_WHAT TO DO_. Can you print the data exactly and leave out each image?
## Start
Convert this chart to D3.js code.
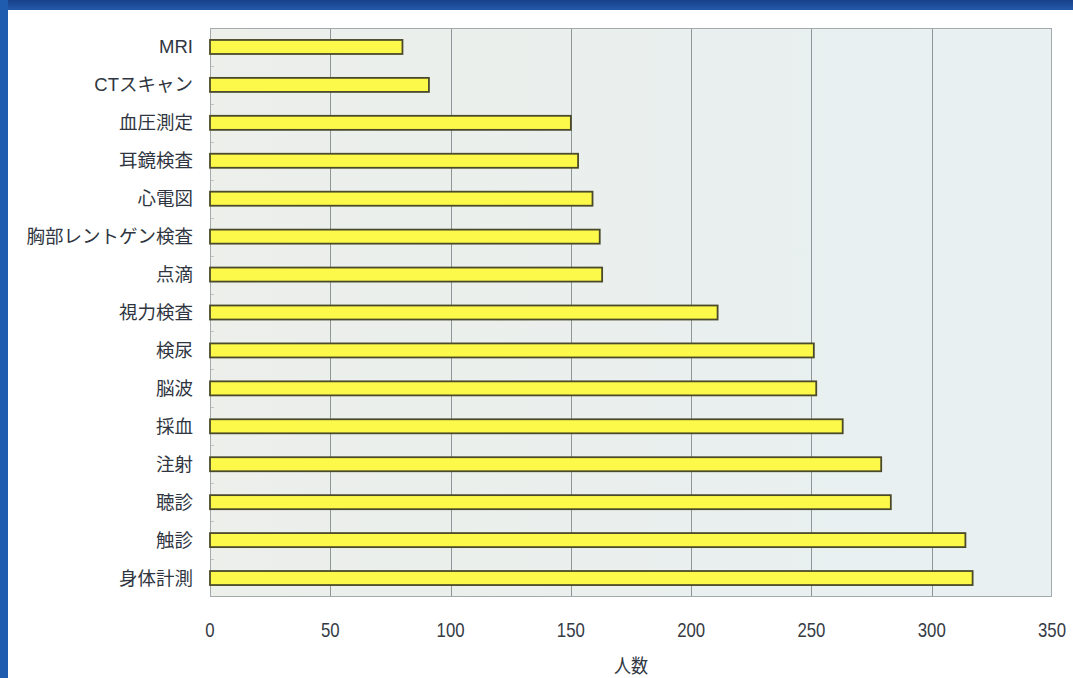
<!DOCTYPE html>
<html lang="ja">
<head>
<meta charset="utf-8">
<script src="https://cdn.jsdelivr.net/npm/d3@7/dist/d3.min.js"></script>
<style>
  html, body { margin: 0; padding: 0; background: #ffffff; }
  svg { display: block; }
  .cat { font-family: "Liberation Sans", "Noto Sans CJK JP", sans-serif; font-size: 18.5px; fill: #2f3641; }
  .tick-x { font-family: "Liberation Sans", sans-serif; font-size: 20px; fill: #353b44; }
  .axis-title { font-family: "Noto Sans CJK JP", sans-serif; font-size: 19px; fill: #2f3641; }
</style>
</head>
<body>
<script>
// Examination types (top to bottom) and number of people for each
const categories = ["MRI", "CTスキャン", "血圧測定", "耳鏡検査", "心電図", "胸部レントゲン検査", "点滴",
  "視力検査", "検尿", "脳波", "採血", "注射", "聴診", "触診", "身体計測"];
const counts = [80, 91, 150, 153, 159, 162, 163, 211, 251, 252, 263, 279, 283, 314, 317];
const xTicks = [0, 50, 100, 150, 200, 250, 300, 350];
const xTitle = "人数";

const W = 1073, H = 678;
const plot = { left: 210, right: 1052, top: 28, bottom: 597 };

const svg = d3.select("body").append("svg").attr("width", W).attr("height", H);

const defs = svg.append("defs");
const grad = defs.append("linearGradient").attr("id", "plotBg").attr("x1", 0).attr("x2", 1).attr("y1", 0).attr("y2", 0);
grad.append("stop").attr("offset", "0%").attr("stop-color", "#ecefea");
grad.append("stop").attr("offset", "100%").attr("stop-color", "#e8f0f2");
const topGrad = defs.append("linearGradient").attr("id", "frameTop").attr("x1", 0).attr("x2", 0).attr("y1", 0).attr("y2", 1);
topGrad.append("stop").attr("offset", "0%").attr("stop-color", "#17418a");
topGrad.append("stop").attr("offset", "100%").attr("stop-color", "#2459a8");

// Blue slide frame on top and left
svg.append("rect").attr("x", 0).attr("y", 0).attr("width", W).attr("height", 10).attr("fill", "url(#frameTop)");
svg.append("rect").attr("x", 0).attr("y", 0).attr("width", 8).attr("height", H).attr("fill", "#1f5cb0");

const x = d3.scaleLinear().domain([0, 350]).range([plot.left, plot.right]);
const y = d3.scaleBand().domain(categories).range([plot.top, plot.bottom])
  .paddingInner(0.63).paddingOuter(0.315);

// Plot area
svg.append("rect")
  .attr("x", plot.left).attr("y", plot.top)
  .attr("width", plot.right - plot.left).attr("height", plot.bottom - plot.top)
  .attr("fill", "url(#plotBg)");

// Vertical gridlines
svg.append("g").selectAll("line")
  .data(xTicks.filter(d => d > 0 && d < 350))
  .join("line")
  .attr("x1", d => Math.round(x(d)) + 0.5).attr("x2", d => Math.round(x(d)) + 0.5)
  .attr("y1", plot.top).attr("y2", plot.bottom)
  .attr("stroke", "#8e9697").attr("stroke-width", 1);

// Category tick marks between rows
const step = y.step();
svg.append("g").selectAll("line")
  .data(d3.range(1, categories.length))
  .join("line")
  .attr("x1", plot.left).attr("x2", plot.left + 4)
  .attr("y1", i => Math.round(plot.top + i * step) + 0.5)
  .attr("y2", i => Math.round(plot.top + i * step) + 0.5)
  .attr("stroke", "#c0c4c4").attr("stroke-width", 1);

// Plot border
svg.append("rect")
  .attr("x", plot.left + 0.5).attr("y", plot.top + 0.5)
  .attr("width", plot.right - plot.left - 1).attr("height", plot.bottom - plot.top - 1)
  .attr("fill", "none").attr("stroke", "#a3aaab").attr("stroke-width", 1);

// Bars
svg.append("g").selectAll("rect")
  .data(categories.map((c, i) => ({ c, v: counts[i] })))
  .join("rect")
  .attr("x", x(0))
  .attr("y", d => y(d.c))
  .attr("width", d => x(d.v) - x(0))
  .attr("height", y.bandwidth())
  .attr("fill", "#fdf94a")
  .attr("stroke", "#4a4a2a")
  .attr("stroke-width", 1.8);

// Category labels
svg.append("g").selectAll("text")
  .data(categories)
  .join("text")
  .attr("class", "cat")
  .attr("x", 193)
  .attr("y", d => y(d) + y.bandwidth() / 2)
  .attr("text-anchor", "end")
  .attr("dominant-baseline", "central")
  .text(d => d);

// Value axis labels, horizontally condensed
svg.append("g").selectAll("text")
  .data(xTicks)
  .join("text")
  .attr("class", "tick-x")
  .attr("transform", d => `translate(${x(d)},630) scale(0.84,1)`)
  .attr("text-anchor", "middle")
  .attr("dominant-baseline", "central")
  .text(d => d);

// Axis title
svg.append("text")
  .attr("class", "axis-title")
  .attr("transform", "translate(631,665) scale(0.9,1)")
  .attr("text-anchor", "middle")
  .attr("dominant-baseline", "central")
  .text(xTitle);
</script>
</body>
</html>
## End
_FINAL RESULT_.
Convert this chart to D3.js code.
<!DOCTYPE html>
<html lang="ja">
<head>
<meta charset="utf-8">
<script src="https://cdn.jsdelivr.net/npm/d3@7/dist/d3.min.js"></script>
<style>
  html, body { margin: 0; padding: 0; background: #ffffff; }
  svg { display: block; }
  .cat { font-family: "Liberation Sans", "Noto Sans CJK JP", sans-serif; font-size: 18.5px; fill: #2f3641; }
  .tick-x { font-family: "Liberation Sans", sans-serif; font-size: 20px; fill: #353b44; }
  .axis-title { font-family: "Noto Sans CJK JP", sans-serif; font-size: 19px; fill: #2f3641; }
</style>
</head>
<body>
<script>
// Examination types (top to bottom) and number of people for each
const categories = ["MRI", "CTスキャン", "血圧測定", "耳鏡検査", "心電図", "胸部レントゲン検査", "点滴",
  "視力検査", "検尿", "脳波", "採血", "注射", "聴診", "触診", "身体計測"];
const counts = [80, 91, 150, 153, 159, 162, 163, 211, 251, 252, 263, 279, 283, 314, 317];
const xTicks = [0, 50, 100, 150, 200, 250, 300, 350];
const xTitle = "人数";

const W = 1073, H = 678;
const plot = { left: 210, right: 1052, top: 28, bottom: 597 };

const svg = d3.select("body").append("svg").attr("width", W).attr("height", H);

const defs = svg.append("defs");
const grad = defs.append("linearGradient").attr("id", "plotBg").attr("x1", 0).attr("x2", 1).attr("y1", 0).attr("y2", 0);
grad.append("stop").attr("offset", "0%").attr("stop-color", "#ecefea");
grad.append("stop").attr("offset", "100%").attr("stop-color", "#e8f0f2");
const topGrad = defs.append("linearGradient").attr("id", "frameTop").attr("x1", 0).attr("x2", 0).attr("y1", 0).attr("y2", 1);
topGrad.append("stop").attr("offset", "0%").attr("stop-color", "#17418a");
topGrad.append("stop").attr("offset", "100%").attr("stop-color", "#2459a8");

// Blue slide frame on top and left
svg.append("rect").attr("x", 0).attr("y", 0).attr("width", W).attr("height", 10).attr("fill", "url(#frameTop)");
svg.append("rect").attr("x", 0).attr("y", 0).attr("width", 8).attr("height", H).attr("fill", "#1f5cb0");

const x = d3.scaleLinear().domain([0, 350]).range([plot.left, plot.right]);
const y = d3.scaleBand().domain(categories).range([plot.top, plot.bottom])
  .paddingInner(0.63).paddingOuter(0.315);

// Plot area
svg.append("rect")
  .attr("x", plot.left).attr("y", plot.top)
  .attr("width", plot.right - plot.left).attr("height", plot.bottom - plot.top)
  .attr("fill", "url(#plotBg)");

// Vertical gridlines
svg.append("g").selectAll("line")
  .data(xTicks.filter(d => d > 0 && d < 350))
  .join("line")
  .attr("x1", d => Math.round(x(d)) + 0.5).attr("x2", d => Math.round(x(d)) + 0.5)
  .attr("y1", plot.top).attr("y2", plot.bottom)
  .attr("stroke", "#8e9697").attr("stroke-width", 1);

// Category tick marks between rows
const step = y.step();
svg.append("g").selectAll("line")
  .data(d3.range(1, categories.length))
  .join("line")
  .attr("x1", plot.left).attr("x2", plot.left + 4)
  .attr("y1", i => Math.round(plot.top + i * step) + 0.5)
  .attr("y2", i => Math.round(plot.top + i * step) + 0.5)
  .attr("stroke", "#c0c4c4").attr("stroke-width", 1);

// Plot border
svg.append("rect")
  .attr("x", plot.left + 0.5).attr("y", plot.top + 0.5)
  .attr("width", plot.right - plot.left - 1).attr("height", plot.bottom - plot.top - 1)
  .attr("fill", "none").attr("stroke", "#a3aaab").attr("stroke-width", 1);

// Bars
svg.append("g").selectAll("rect")
  .data(categories.map((c, i) => ({ c, v: counts[i] })))
  .join("rect")
  .attr("x", x(0))
  .attr("y", d => y(d.c))
  .attr("width", d => x(d.v) - x(0))
  .attr("height", y.bandwidth())
  .attr("fill", "#fdf94a")
  .attr("stroke", "#4a4a2a")
  .attr("stroke-width", 1.8);

// Category labels
svg.append("g").selectAll("text")
  .data(categories)
  .join("text")
  .attr("class", "cat")
  .attr("x", 193)
  .attr("y", d => y(d) + y.bandwidth() / 2)
  .attr("text-anchor", "end")
  .attr("dominant-baseline", "central")
  .text(d => d);

// Value axis labels, horizontally condensed
svg.append("g").selectAll("text")
  .data(xTicks)
  .join("text")
  .attr("class", "tick-x")
  .attr("transform", d => `translate(${x(d)},630) scale(0.84,1)`)
  .attr("text-anchor", "middle")
  .attr("dominant-baseline", "central")
  .text(d => d);

// Axis title
svg.append("text")
  .attr("class", "axis-title")
  .attr("transform", "translate(631,665) scale(0.9,1)")
  .attr("text-anchor", "middle")
  .attr("dominant-baseline", "central")
  .text(xTitle);
</script>
</body>
</html>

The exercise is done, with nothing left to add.